### Objective
Output all lines exactly.

### Supplied data
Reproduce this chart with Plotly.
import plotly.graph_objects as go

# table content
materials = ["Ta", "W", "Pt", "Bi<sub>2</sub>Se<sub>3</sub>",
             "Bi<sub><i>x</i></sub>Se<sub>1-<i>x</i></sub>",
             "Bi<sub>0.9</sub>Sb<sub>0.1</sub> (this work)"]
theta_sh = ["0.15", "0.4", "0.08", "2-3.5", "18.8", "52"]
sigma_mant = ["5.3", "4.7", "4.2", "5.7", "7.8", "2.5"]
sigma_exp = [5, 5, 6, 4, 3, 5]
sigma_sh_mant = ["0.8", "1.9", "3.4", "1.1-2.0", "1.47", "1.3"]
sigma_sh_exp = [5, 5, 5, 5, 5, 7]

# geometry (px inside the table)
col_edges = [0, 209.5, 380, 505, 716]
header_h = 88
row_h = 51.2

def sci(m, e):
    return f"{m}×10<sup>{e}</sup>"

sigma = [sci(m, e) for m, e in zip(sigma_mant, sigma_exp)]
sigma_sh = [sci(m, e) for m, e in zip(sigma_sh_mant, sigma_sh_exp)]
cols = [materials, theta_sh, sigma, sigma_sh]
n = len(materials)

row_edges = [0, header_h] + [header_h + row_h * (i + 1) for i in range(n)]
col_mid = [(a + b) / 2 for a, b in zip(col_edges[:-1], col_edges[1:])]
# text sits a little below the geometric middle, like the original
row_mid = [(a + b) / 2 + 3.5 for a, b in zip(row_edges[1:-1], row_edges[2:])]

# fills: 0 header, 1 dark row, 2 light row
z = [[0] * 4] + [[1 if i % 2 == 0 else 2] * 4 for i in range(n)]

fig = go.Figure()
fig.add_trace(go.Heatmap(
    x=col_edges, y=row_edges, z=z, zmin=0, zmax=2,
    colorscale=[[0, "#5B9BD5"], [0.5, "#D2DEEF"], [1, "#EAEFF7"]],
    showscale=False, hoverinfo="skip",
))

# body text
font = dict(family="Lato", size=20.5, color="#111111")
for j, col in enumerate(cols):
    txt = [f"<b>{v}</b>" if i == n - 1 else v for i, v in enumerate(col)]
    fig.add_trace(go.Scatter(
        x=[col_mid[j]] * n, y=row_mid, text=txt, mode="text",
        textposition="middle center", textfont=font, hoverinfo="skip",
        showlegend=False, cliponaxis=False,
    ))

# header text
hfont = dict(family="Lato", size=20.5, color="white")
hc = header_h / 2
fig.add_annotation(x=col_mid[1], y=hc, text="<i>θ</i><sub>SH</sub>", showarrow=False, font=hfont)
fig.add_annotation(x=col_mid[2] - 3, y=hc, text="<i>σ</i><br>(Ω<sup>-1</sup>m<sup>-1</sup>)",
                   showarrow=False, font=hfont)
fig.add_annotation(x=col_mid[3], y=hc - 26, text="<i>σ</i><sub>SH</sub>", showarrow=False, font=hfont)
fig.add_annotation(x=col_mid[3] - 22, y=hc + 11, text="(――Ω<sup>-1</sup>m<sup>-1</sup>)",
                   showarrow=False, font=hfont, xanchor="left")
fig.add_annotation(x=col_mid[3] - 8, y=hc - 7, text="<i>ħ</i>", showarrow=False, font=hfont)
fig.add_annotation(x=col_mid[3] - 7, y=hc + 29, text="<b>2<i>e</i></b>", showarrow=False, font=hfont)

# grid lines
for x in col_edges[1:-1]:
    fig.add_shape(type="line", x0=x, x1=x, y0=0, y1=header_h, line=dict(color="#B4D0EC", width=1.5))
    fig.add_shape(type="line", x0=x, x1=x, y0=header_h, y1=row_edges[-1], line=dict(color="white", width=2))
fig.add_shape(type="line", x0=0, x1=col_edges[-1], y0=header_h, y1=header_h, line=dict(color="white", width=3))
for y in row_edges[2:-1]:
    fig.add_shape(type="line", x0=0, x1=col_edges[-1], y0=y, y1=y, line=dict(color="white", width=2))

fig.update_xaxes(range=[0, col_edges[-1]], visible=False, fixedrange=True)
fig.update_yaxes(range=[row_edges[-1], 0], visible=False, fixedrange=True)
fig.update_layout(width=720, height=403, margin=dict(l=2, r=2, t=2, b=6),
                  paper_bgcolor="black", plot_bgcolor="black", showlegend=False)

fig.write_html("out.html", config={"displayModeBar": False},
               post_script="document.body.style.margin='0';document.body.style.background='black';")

### The completed task
Reproduce this chart with Plotly.
import plotly.graph_objects as go

# table content
materials = ["Ta", "W", "Pt", "Bi<sub>2</sub>Se<sub>3</sub>",
             "Bi<sub><i>x</i></sub>Se<sub>1-<i>x</i></sub>",
             "Bi<sub>0.9</sub>Sb<sub>0.1</sub> (this work)"]
theta_sh = ["0.15", "0.4", "0.08", "2-3.5", "18.8", "52"]
sigma_mant = ["5.3", "4.7", "4.2", "5.7", "7.8", "2.5"]
sigma_exp = [5, 5, 6, 4, 3, 5]
sigma_sh_mant = ["0.8", "1.9", "3.4", "1.1-2.0", "1.47", "1.3"]
sigma_sh_exp = [5, 5, 5, 5, 5, 7]

# geometry (px inside the table)
col_edges = [0, 209.5, 380, 505, 716]
header_h = 88
row_h = 51.2

def sci(m, e):
    return f"{m}×10<sup>{e}</sup>"

sigma = [sci(m, e) for m, e in zip(sigma_mant, sigma_exp)]
sigma_sh = [sci(m, e) for m, e in zip(sigma_sh_mant, sigma_sh_exp)]
cols = [materials, theta_sh, sigma, sigma_sh]
n = len(materials)

row_edges = [0, header_h] + [header_h + row_h * (i + 1) for i in range(n)]
col_mid = [(a + b) / 2 for a, b in zip(col_edges[:-1], col_edges[1:])]
# text sits a little below the geometric middle, like the original
row_mid = [(a + b) / 2 + 3.5 for a, b in zip(row_edges[1:-1], row_edges[2:])]

# fills: 0 header, 1 dark row, 2 light row
z = [[0] * 4] + [[1 if i % 2 == 0 else 2] * 4 for i in range(n)]

fig = go.Figure()
fig.add_trace(go.Heatmap(
    x=col_edges, y=row_edges, z=z, zmin=0, zmax=2,
    colorscale=[[0, "#5B9BD5"], [0.5, "#D2DEEF"], [1, "#EAEFF7"]],
    showscale=False, hoverinfo="skip",
))

# body text
font = dict(family="Lato", size=20.5, color="#111111")
for j, col in enumerate(cols):
    txt = [f"<b>{v}</b>" if i == n - 1 else v for i, v in enumerate(col)]
    fig.add_trace(go.Scatter(
        x=[col_mid[j]] * n, y=row_mid, text=txt, mode="text",
        textposition="middle center", textfont=font, hoverinfo="skip",
        showlegend=False, cliponaxis=False,
    ))

# header text
hfont = dict(family="Lato", size=20.5, color="white")
hc = header_h / 2
fig.add_annotation(x=col_mid[1], y=hc, text="<i>θ</i><sub>SH</sub>", showarrow=False, font=hfont)
fig.add_annotation(x=col_mid[2] - 3, y=hc, text="<i>σ</i><br>(Ω<sup>-1</sup>m<sup>-1</sup>)",
                   showarrow=False, font=hfont)
fig.add_annotation(x=col_mid[3], y=hc - 26, text="<i>σ</i><sub>SH</sub>", showarrow=False, font=hfont)
fig.add_annotation(x=col_mid[3] - 22, y=hc + 11, text="(――Ω<sup>-1</sup>m<sup>-1</sup>)",
                   showarrow=False, font=hfont, xanchor="left")
fig.add_annotation(x=col_mid[3] - 8, y=hc - 7, text="<i>ħ</i>", showarrow=False, font=hfont)
fig.add_annotation(x=col_mid[3] - 7, y=hc + 29, text="<b>2<i>e</i></b>", showarrow=False, font=hfont)

# grid lines
for x in col_edges[1:-1]:
    fig.add_shape(type="line", x0=x, x1=x, y0=0, y1=header_h, line=dict(color="#B4D0EC", width=1.5))
    fig.add_shape(type="line", x0=x, x1=x, y0=header_h, y1=row_edges[-1], line=dict(color="white", width=2))
fig.add_shape(type="line", x0=0, x1=col_edges[-1], y0=header_h, y1=header_h, line=dict(color="white", width=3))
for y in row_edges[2:-1]:
    fig.add_shape(type="line", x0=0, x1=col_edges[-1], y0=y, y1=y, line=dict(color="white", width=2))

fig.update_xaxes(range=[0, col_edges[-1]], visible=False, fixedrange=True)
fig.update_yaxes(range=[row_edges[-1], 0], visible=False, fixedrange=True)
fig.update_layout(width=720, height=403, margin=dict(l=2, r=2, t=2, b=6),
                  paper_bgcolor="black", plot_bgcolor="black", showlegend=False)

fig.write_html("out.html", config={"displayModeBar": False},
               post_script="document.body.style.margin='0';document.body.style.background='black';")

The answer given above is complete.